I keep having trouble with the tension… When I have it loose enough to have some stretch in it, it does make a tunnel after stretching the seam…

Sheila Robson

I’ve failed miserably with double needle sewing. The first time I tried, I’d forgotten to move the zigzag back to zero and sew the needle broke as soon as I started! So I bought a new one, I’m sure I threaded it correctly – tried several times – but the left hand thread seems not to catch every time, so I have long gaps of missed stitches on the left hand side only. I’ve tried re-threading the other needle first, but nothing seemed to work – it’s always the left hand line of stitching that skips. Any suggestions welcomed.

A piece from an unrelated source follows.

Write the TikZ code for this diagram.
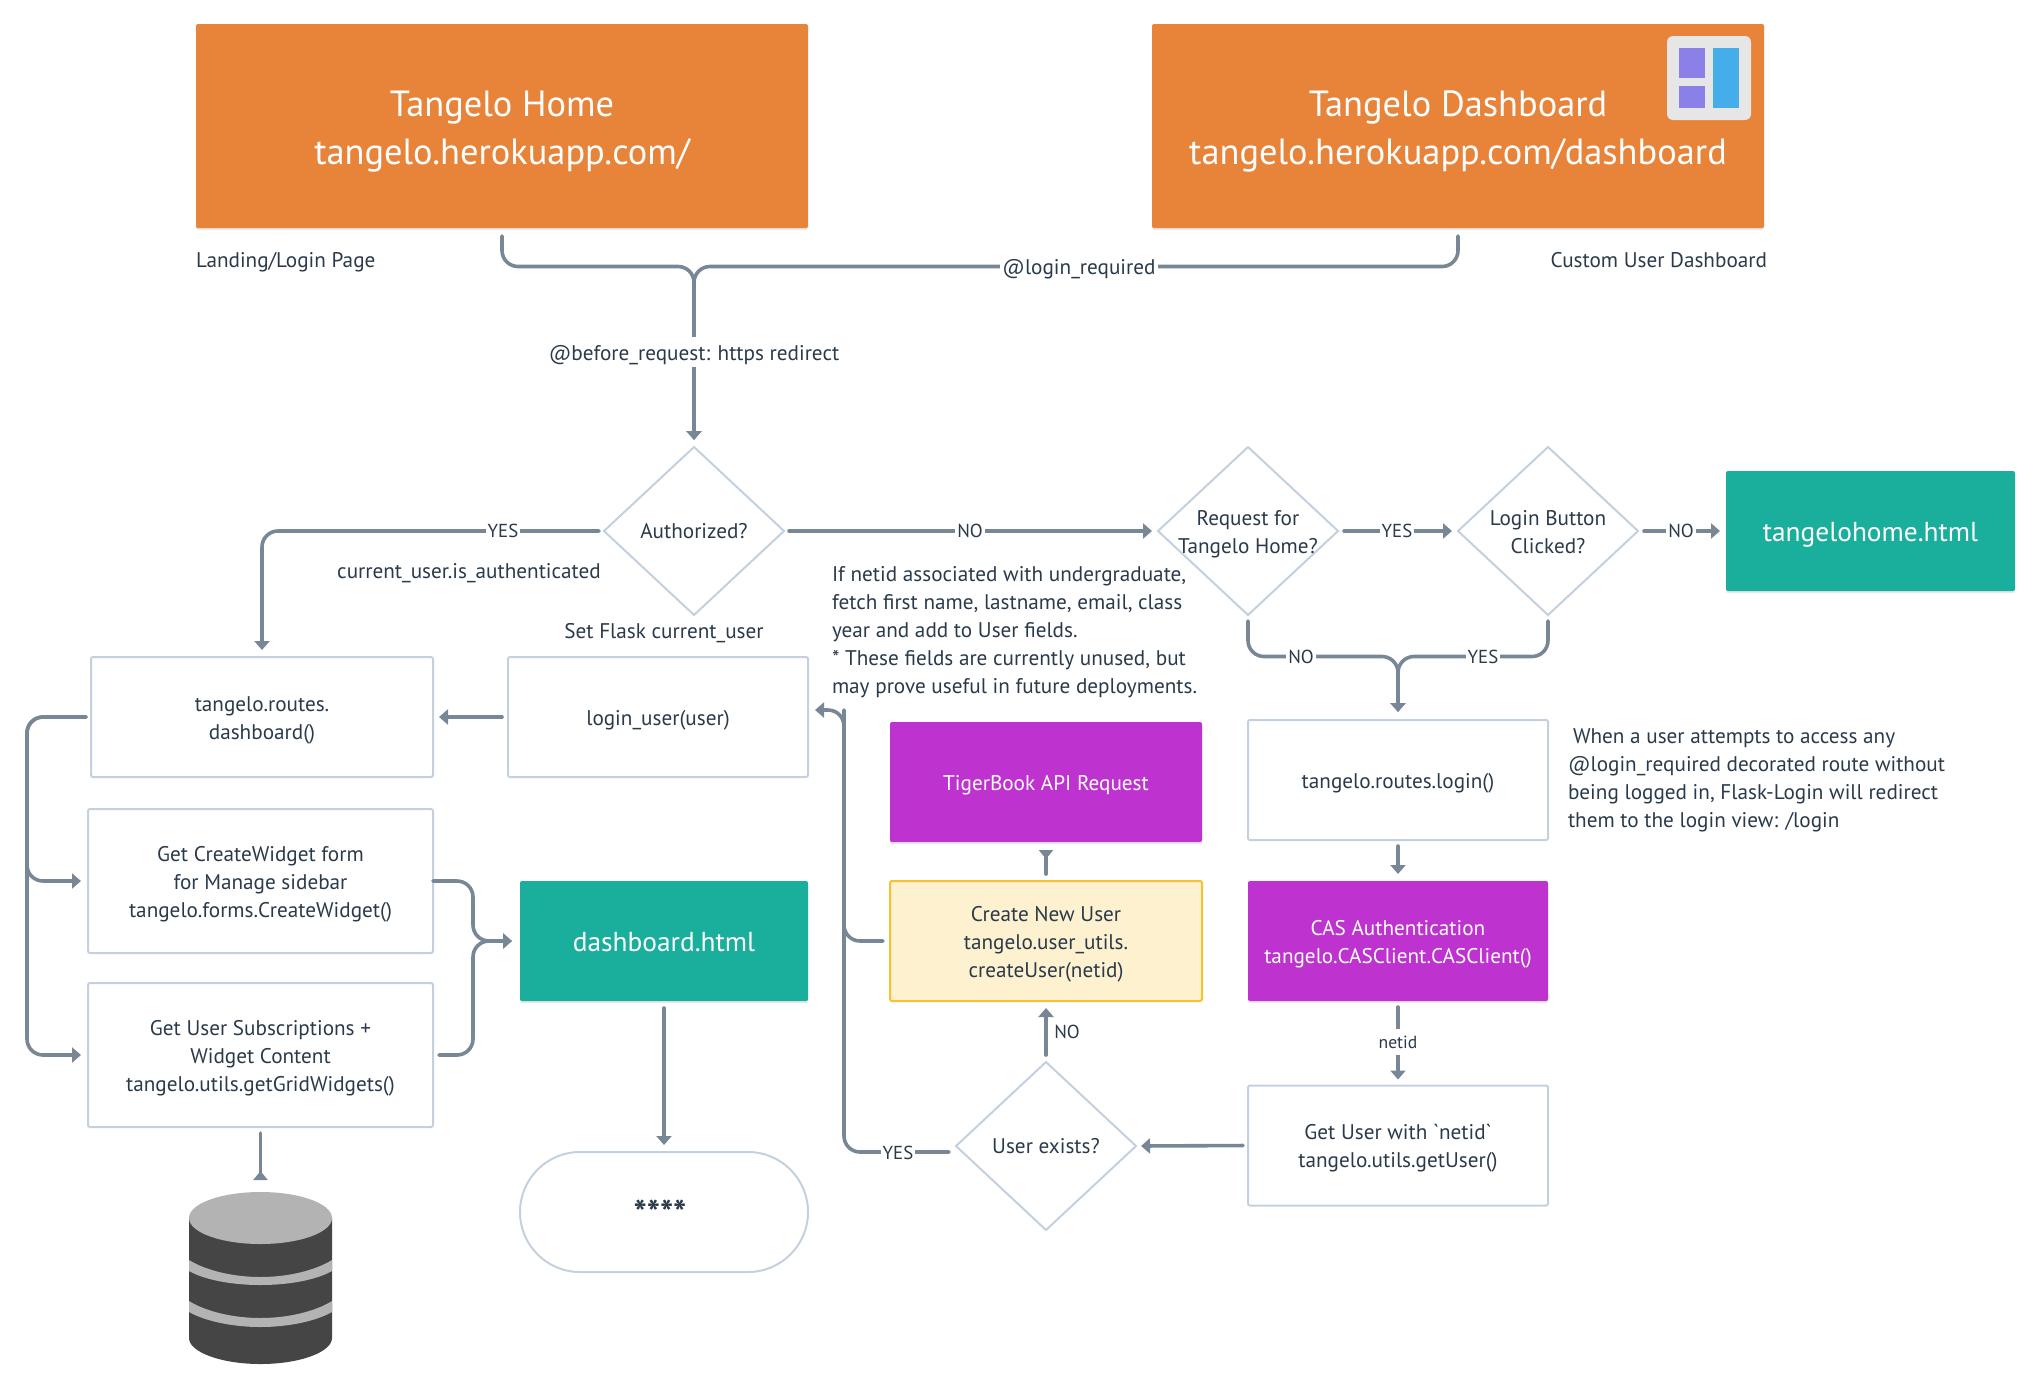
\documentclass[tikz,border=0pt]{standalone}
\usepackage{fontspec}
\setmainfont{PT Sans}
\usetikzlibrary{arrows.meta,shapes.geometric,shadows}
\definecolor{linecol}{HTML}{788796}
\definecolor{edgecol}{HTML}{C3D1DE}
\definecolor{inkcol}{HTML}{2A3A4A}
\definecolor{orangecol}{HTML}{E8833A}
\definecolor{tealcol}{HTML}{1AAE9C}
\definecolor{purplecol}{HTML}{BE33CF}
\definecolor{creamcol}{HTML}{FDF1CF}
\definecolor{goldcol}{HTML}{F7C22F}
\definecolor{dbdark}{HTML}{454545}
\definecolor{dblight}{HTML}{B3B3B3}
\definecolor{iconback}{HTML}{E6E6E6}
\definecolor{iconpurple}{HTML}{8B80E8}
\definecolor{iconblue}{HTML}{45AEEA}
\tikzset{
  every node/.style={text=inkcol,font=\fontsize{10.6}{14}\selectfont,align=center,outer sep=0pt,
    execute at begin node={\rule{0pt}{1em}},execute at end node={\vphantom{(}}},
  rows/.style={execute at begin node={\rule{0pt}{\dimexpr#1\baselineskip+1em\relax}}},
  plainbox/.style={draw=edgecol,line width=1pt,rounded corners=1pt,minimum width=#1,minimum height=60pt,inner sep=0pt},
  fillbox/.style={fill=#1,rounded corners=1pt,minimum width=150pt,minimum height=60pt,inner sep=0pt,text=white,
    drop shadow={shadow xshift=0pt,shadow yshift=-1pt,opacity=.18}},
  question/.style={draw=edgecol,line width=1pt,shape=diamond,shape aspect=1,minimum width=90pt,minimum height=84pt,inner sep=0pt},
  conn/.style={draw=linecol,line width=1.8pt,rounded corners=8pt,line cap=round},
  arr/.style={conn,-{Triangle[length=4.5pt,width=7.5pt]}},
  revarr/.style={conn,-{Triangle[reversed,length=4.5pt,width=7pt]}},
  lab/.style={fill=white,inner sep=1pt},
  tag/.style={lab,font=\fontsize{9.4}{14}\selectfont},
  bigtext/.style={font=\fontsize{18.2}{24}\selectfont},
  freetext/.style={inner sep=0pt,align=left}
}
\begin{document}
\begin{tikzpicture}[x=0.5pt,y=-0.5pt]
   \useasboundingbox (0,0) rectangle (2038,1392);
   % top pages
   \node[fillbox=orangecol,minimum width=306pt,minimum height=102pt,bigtext,rows=1] (home) at (502,126) {Tangelo Home\\tangelo.herokuapp.com/};
   \node[fillbox=orangecol,minimum width=306pt,minimum height=102pt,bigtext,rows=1] (dashtop) at (1458,126) {Tangelo Dashboard\\tangelo.herokuapp.com/dashboard};
   \fill[rounded corners=3pt,fill=iconback] (1667,36) rectangle (1751,120);
   \fill[fill=iconpurple] (1679,48) rectangle (1705,78);
   \fill[fill=iconpurple] (1679,86) rectangle (1705,108);
   \fill[fill=iconblue] (1713,48) rectangle (1739,108);
   \node[freetext,anchor=west] (landing) at (196,259) {Landing/Login Page};
   \node[freetext,anchor=east] (custom) at (1767,259) {Custom User Dashboard};

   % questions
   \node[question] (auth) at (694,531) {};
   \node (authtext) at ([yshift=.5pt]auth) {Authorized?};
   \node[question] (request) at (1248,531) {};
   \node[rows=1] (requesttext) at (request) {Request for\\Tangelo Home?};
   \node[question] (clicked) at (1548,531) {};
   \node[rows=1] (clickedtext) at (clicked) {Login Button\\Clicked?};
   \node[question] (exists) at (1046,1146) {};
   \node (existstext) at ([yshift=.5pt]exists) {User exists?};

   % boxes
   \node[fillbox=tealcol,minimum width=144.5pt,font=\fontsize{13.7}{20}\selectfont] (homehtml) at (1870.5,531) {tangelohome.html};
   \node[plainbox=171pt,rows=1] (routes) at (262,717) {tangelo.routes.\\dashboard()};
   \node[plainbox=150pt] (loginuser) at (658,717) {login\_user(user)};
   \node[plainbox=172.5pt,minimum height=72pt,rows=2] (widget) at (260.5,881) {Get CreateWidget form\\for Manage sidebar\\tangelo.forms.CreateWidget()};
   \node[plainbox=172.5pt,minimum height=72pt,rows=2] (subs) at (260.5,1055) {Get User Subscriptions +\\Widget Content\\tangelo.utils.getGridWidgets()};
   \node[fillbox=tealcol,minimum width=144pt,font=\fontsize{13.7}{20}\selectfont] (dashhtml) at (664,941) {dashboard.html};
   \node[plainbox=144pt,rounded corners=30pt] (pill) at (664,1212) {};
   \node[font=\fontsize{17.5}{14}\selectfont\bfseries] (stars) at (660,1212) {****};
   \node[plainbox=150pt] (loginroute) at (1398,780) {tangelo.routes.login()};
   \node[fillbox=purplecol,rows=1] (cas) at (1398,941) {CAS Authentication\\tangelo.CASClient.CASClient()};
   \node[plainbox=150pt,rows=1] (getuser) at (1398,1145.5) {Get User with \textasciigrave netid\textasciigrave\\tangelo.utils.getUser()};
   \node[fillbox=purplecol,minimum width=156pt] (tiger) at (1046,782) {TigerBook API Request};
   \node[draw=goldcol,fill=creamcol,line width=1pt,rounded corners=1pt,minimum width=156pt,minimum height=60pt,inner sep=0pt,rows=2] (create) at (1046,941) {Create New User\\tangelo.user\_utils.\\createUser(netid)};

   % database
   \coordinate (dbtop) at (260.5,1192);
   \fill[dbdark] (189,1218) -- (189,1338) .. controls (189,1352) and (221,1364) .. (260.5,1364) .. controls (300,1364) and (332,1352) .. (332,1338) -- (332,1218) -- cycle;
   \fill[dblight] (260.5,1218) ellipse [x radius=71.5,y radius=26];
   \fill[dblight] (189,1260) .. controls (205,1270) and (232,1277) .. (260.5,1277) .. controls (289,1277) and (316,1270) .. (332,1260) -- (332,1271) .. controls (316,1280) and (289,1285) .. (260.5,1285) .. controls (232,1285) and (205,1280) .. (189,1271) -- cycle;
   \fill[dblight] (189,1301) .. controls (205,1311) and (232,1318) .. (260.5,1318) .. controls (289,1318) and (316,1311) .. (332,1301) -- (332,1312) .. controls (316,1321) and (289,1327) .. (260.5,1327) .. controls (232,1327) and (205,1321) .. (189,1312) -- cycle;

   % connectors
   \coordinate (jointop) at (694,266.5);
   \coordinate (joinlogin) at (1398,656.5);
   \coordinate (busleft) at (27,717);
   \coordinate (joindash) at (473,941);
   \coordinate (busup) at (844,710);
   \draw[arr,shorten <=4pt,shorten >=3.5pt] (home.south) |- (jointop) -- (auth.north);
   \draw[arr,shorten <=4pt,shorten >=3.5pt] (dashtop.south) |- (jointop) -- (auth.north);
   \draw[arr,shorten <=2.5pt,shorten >=3.5pt] (auth.west) -| (routes.north);
   \draw[arr,shorten <=2.5pt,shorten >=3pt] (auth.east) -- (request.west);
   \draw[arr,shorten <=3pt,shorten >=3pt] (request.east) -- (clicked.west);
   \draw[arr,shorten <=3pt,shorten >=3pt] (clicked.east) -- (homehtml.west);
   \draw[arr,shorten <=3pt,shorten >=4pt] (request.south) |- (joinlogin) -- (loginroute.north);
   \draw[arr,shorten <=3pt,shorten >=4pt] (clicked.south) |- (joinlogin) -- (loginroute.north);
   \draw[arr,shorten <=3pt,shorten >=3pt] (loginuser.west) -- (routes.east);
   \draw[arr,shorten <=2.5pt,shorten >=3.5pt] (routes.west) -- (busleft) |- (widget.west);
   \draw[arr,shorten <=2.5pt,shorten >=3.5pt] (routes.west) -- (busleft) |- (subs.west);
   \draw[arr,shorten >=4pt] (widget.east) -| (joindash) -- (dashhtml.west);
   \draw[arr,shorten <=3pt,shorten >=4pt] (subs.east) -| (joindash) -- (dashhtml.west);
   \draw[arr,shorten <=3.5pt,shorten >=3.5pt] (dashhtml.south) -- (pill.north);
   \draw[revarr,shorten <=3pt,shorten >=6pt] (subs.south) -- (dbtop);
   \draw[arr,shorten <=3pt,shorten >=3.5pt] (loginroute.south) -- (cas.north);
   \draw[arr,shorten <=3pt,shorten >=3pt] (cas.south) -- (getuser.north);
   \draw[arr,shorten <=2.5pt,shorten >=2.5pt] (getuser.west) -- (exists.east);
   \draw[arr,shorten <=3.5pt,shorten >=3.5pt] (exists.north) -- (create.south);
   \draw[revarr,shorten <=3.5pt,shorten >=4pt] (create.north) -- (tiger.south);
   \draw[conn,shorten <=3.5pt] (create.west) -| (busup);
   \draw[arr,shorten <=3.5pt,shorten >=3.5pt] ([yshift=-3pt]exists.west) -| (busup) -- ([yshift=3.5pt]loginuser.east);

   % labels
   \node[lab] (required) at (1079,266.5) {@login\_required};
   \node[lab] (redirect) at (694,352) {@before\_request: https redirect};
   \node[tag] (yesauth) at (503,530.5) {YES};
   \node (isauth) at (469,570) {current\_user.is\_authenticated};
   \node[tag] (noauth) at (970,530.5) {NO};
   \node[tag] (yesrequest) at (1397,530.5) {YES};
   \node[tag] (noclicked) at (1681,530.5) {NO};
   \node[tag] (norequest) at (1301,656.5) {NO};
   \node[tag] (yesclicked) at (1483,656.5) {YES};
   \node (setflask) at (664,630.5) {Set Flask current\_user};
   \node[freetext,anchor=west] (netidnote) at (832,632.5) {If netid associated with undergraduate,\\fetch first name, lastname, email, class\\year and add to User fields.\\* These fields are currently unused, but\\may prove useful in future deployments.};
   \node[freetext,anchor=west] (loginnote) at (1568,780.5) {\hspace{2.5pt}When a user attempts to access any\\@login\_required decorated route without\\being logged in, Flask-Login will redirect\\them to the login view: /login};
   \node[lab,font=\fontsize{8.8}{10}\selectfont] (netidlab) at (1398,1042) {netid};
   \node[tag,fill=none] (noexists) at (1067,1031) {NO};
   \node[tag] (yesexists) at (898,1152) {YES};
 \end{tikzpicture}
\end{document}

I’ve been having the exact same problem when sewing a double needle with ponte di roma farbic – the left needle kept skipping. I don’t know if this helps at all, but I tried adjusting the tension (not the bobbin tension though), making sure the spools were spinning in oposite directions, lengthening the stitch etc. and then I tried stretching the fabric as I sewed and suddenly it worked! I’m sure I was told by someone you didn’t need to stretch the fabric when hemming but it was the only thing that worked. In the end I used a ball point needle, 3.5-4 length stitches, set the tension higher to 6, and stretched the fabric as I sewed.


this makes so much sense for whats been happening with me!

Meredith Daggett

Thank you so much! I tried it and it worked. Stretching the fabric was the key!

Peggy B

Tension set to 5.5, straight stitch only ( no zig zag) on basic machines. Narrow double needle only 2.0/75.Stretch thread in bobbin. Walking foot attachment. Stitch length 2.5 only. Needle position center ( not left or right). Sew slowly!!!!!


Thank you Peggy. Your instructions worked beautifully on the hem of my grand daughters knit dress.


Thank you Peggy, Your instructions are the best. The hem on my grand daughters dress looks very professional.